● GIVEN PROBLEM:
Take the lines from the top down to and including the one with "const canvasRef = useRef<HTMLCanvasElement" and repeat them exactly. Omit images.

● MATERIAL PROVIDED:
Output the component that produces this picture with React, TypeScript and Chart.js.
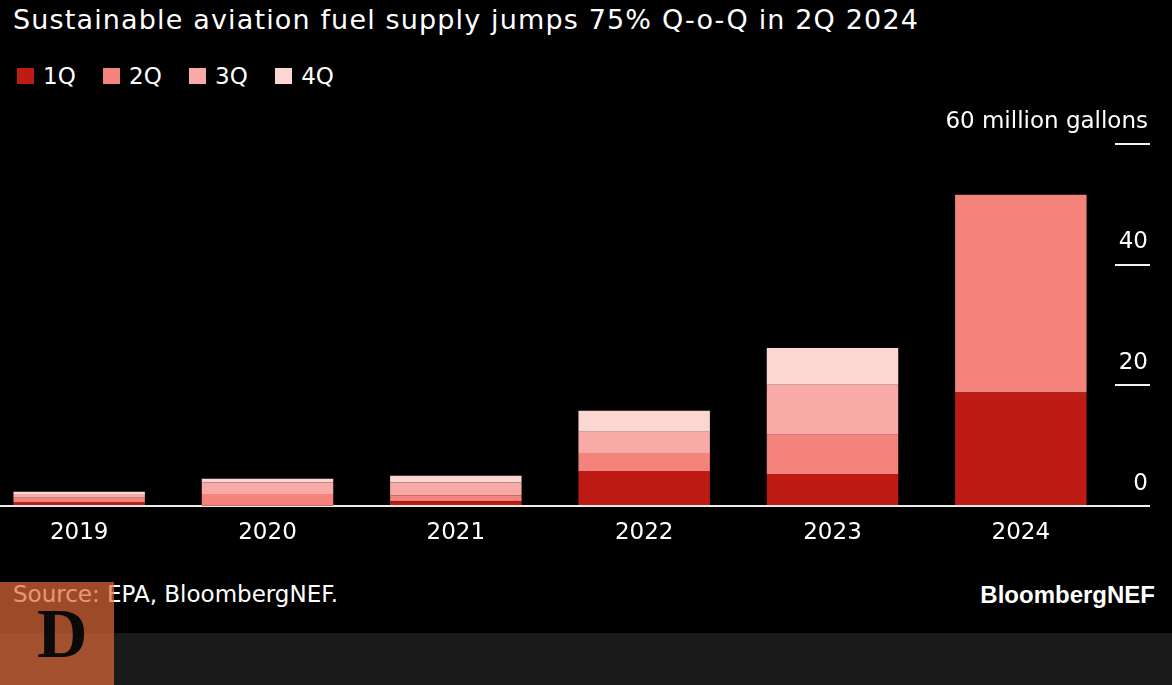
import React, { useEffect, useRef } from 'react';
import { Chart, registerables } from 'chart.js';

Chart.register(...registerables);

const titleText = 'Sustainable aviation fuel supply jumps 75% Q-o-Q in 2Q 2024';
const sourceText = 'Source: EPA, BloombergNEF.';
const brandText = 'BloombergNEF';

const years = ['2019', '2020', '2021', '2022', '2023', '2024'];
const seriesNames = ['1Q', '2Q', '3Q', '4Q'];
const q1Values = [0.6, 0.1, 0.8, 5.8, 5.3, 18.8];
const q2Values = [0.75, 1.9, 1.0, 3.0, 6.5, 32.8];
const q3Values = [0.65, 1.9, 2.1, 3.5, 8.3, null];
const q4Values = [0.35, 0.6, 1.1, 3.5, 6.1, null];
const seriesColors = ['#BD1B13', '#F3837B', '#F8ABA6', '#FCD6D3'];

const yTickValues = [0, 20, 40, 60];
const yTickLabels = ['0', '20', '40', '60 million gallons'];

const FONT = '"DejaVu Sans", sans-serif';

const yLabelPlugin = {
  id: 'yLabelPlugin',
  afterDraw(chart: any) {
    const scale = chart.scales.y;
    const ctx = chart.ctx;
    ctx.save();
    ctx.font = `23px ${FONT}`;
    ctx.fillStyle = '#ffffff';
    ctx.textAlign = 'right';
    ctx.textBaseline = 'alphabetic';
    yTickValues.forEach((v, i) => {
      const y = scale.getPixelForValue(v);
      ctx.fillText(yTickLabels[i], scale.right - 2, y - 16.5);
    });
    ctx.restore();
  },
};

export default function App() {
  const canvasRef = useRef<HTMLCanvasElement | null>(null);

  useEffect(() => {
    if (!canvasRef.current) return;
    const allValues = [q1Values, q2Values, q3Values, q4Values];
    const chart = new Chart(canvasRef.current, {
      type: 'bar',
      data: {
        labels: years,
        datasets: seriesNames.map((name, i) => ({
          label: name,
          data: allValues[i] as any,
          backgroundColor: seriesColors[i],
          borderWidth: 0,
          barPercentage: 0.698,
          categoryPercentage: 1,
        })),
      },
      options: {
        responsive: false,
        animation: false,
        maintainAspectRatio: false,
        layout: { padding: { top: 144, right: 22, left: 0, bottom: 0 } },
        plugins: {
          legend: { display: false },
          tooltip: { enabled: false },
        },
        scales: {
          x: {
            stacked: true,
            grid: { display: false, drawTicks: false },
            border: { display: false },
            ticks: {
              color: '#ffffff',
              font: { family: FONT, size: 23 },
              padding: 13,
              maxRotation: 0,
            },
            afterFit: (scale: any) => {
              scale.height = 54;
            },
          },
          y: {
            stacked: true,
            position: 'right',
            min: 0,
            max: 60,
            ticks: { display: false, stepSize: 20 },
            border: { display: false },
            grid: {
              display: true,
              drawOnChartArea: true,
              drawTicks: true,
              tickLength: 35,
              lineWidth: 2,
              color: (c: any) => (c.tick && c.tick.value === 0 ? '#ececec' : 'rgba(0,0,0,0)'),
              tickColor: '#f2f2f2',
            },
            afterFit: (scale: any) => {
              scale.width = 35;
            },
          },
        },
      },
      plugins: [yLabelPlugin],
    });
    return () => chart.destroy();
  }, []);

  return (
    <div
      style={{
        position: 'fixed',
        left: 0,
        top: 0,
        width: 1172,
        height: 685,
        background: '#000',
        overflow: 'hidden',
        fontFamily: FONT,
        color: '#fff',
      }}
    >
      <div
        style={{
          position: 'absolute',
          left: 13,
          top: 6.4,
          fontSize: 27,
          lineHeight: '27px',
          whiteSpace: 'nowrap',
          letterSpacing: '1.15px',
        }}
      >
        {titleText}
      </div>
      <div style={{ position: 'absolute', left: 17, top: 64.6, display: 'flex', height: 23 }}>
        {seriesNames.map((name, i) => (
          <div key={name} style={{ display: 'flex', alignItems: 'flex-start', marginRight: 27.3 }}>
            <div style={{ width: 17, height: 16, marginTop: 3.4, background: seriesColors[i], marginRight: 9 }} />
            <div style={{ fontSize: 23, lineHeight: '23px', whiteSpace: 'nowrap' }}>{name}</div>
          </div>
        ))}
      </div>
      <canvas
        ref={canvasRef}
        width={1187}
        height={560}
        style={{ position: 'absolute', left: -15, top: 0, width: 1187, height: 560, display: 'block' }}
      />
      <div
        style={{ position: 'absolute', left: 0, top: 633, width: 1172, height: 52, background: '#1a1a1a' }}
      />
      <div
        style={{
          position: 'absolute',
          left: 13,
          top: 583,
          fontSize: 23,
          lineHeight: '23px',
          whiteSpace: 'nowrap',
        }}
      >
        {sourceText}
      </div>
      <div
        style={{
          position: 'absolute',
          right: 17,
          top: 583,
          fontSize: 24,
          lineHeight: '24px',
          fontWeight: 'bold',
          fontFamily: '"Liberation Sans", Arial, sans-serif',
          whiteSpace: 'nowrap',
        }}
      >
        {brandText}
      </div>
      <div
        style={{
          position: 'absolute',
          left: 0,
          top: 582,
          width: 114,
          height: 103,
          background: 'rgba(224,106,58,0.7)',
        }}
      />
      <div
        style={{
          position: 'absolute',
          left: 37,
          top: 599.4,
          fontSize: 70,
          lineHeight: '70px',
          fontWeight: 'bold',
          fontFamily: '"Liberation Serif", serif',
          color: '#0a0a0a',
        }}
      >
        D
      </div>
    </div>
  );
}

● OUTPUT FOR THIS TASK:
Output the component that produces this picture with React, TypeScript and Chart.js.
import React, { useEffect, useRef } from 'react';
import { Chart, registerables } from 'chart.js';

Chart.register(...registerables);

const titleText = 'Sustainable aviation fuel supply jumps 75% Q-o-Q in 2Q 2024';
const sourceText = 'Source: EPA, BloombergNEF.';
const brandText = 'BloombergNEF';

const years = ['2019', '2020', '2021', '2022', '2023', '2024'];
const seriesNames = ['1Q', '2Q', '3Q', '4Q'];
const q1Values = [0.6, 0.1, 0.8, 5.8, 5.3, 18.8];
const q2Values = [0.75, 1.9, 1.0, 3.0, 6.5, 32.8];
const q3Values = [0.65, 1.9, 2.1, 3.5, 8.3, null];
const q4Values = [0.35, 0.6, 1.1, 3.5, 6.1, null];
const seriesColors = ['#BD1B13', '#F3837B', '#F8ABA6', '#FCD6D3'];

const yTickValues = [0, 20, 40, 60];
const yTickLabels = ['0', '20', '40', '60 million gallons'];

const FONT = '"DejaVu Sans", sans-serif';

const yLabelPlugin = {
  id: 'yLabelPlugin',
  afterDraw(chart: any) {
    const scale = chart.scales.y;
    const ctx = chart.ctx;
    ctx.save();
    ctx.font = `23px ${FONT}`;
    ctx.fillStyle = '#ffffff';
    ctx.textAlign = 'right';
    ctx.textBaseline = 'alphabetic';
    yTickValues.forEach((v, i) => {
      const y = scale.getPixelForValue(v);
      ctx.fillText(yTickLabels[i], scale.right - 2, y - 16.5);
    });
    ctx.restore();
  },
};

export default function App() {
  const canvasRef = useRef<HTMLCanvasElement | null>(null);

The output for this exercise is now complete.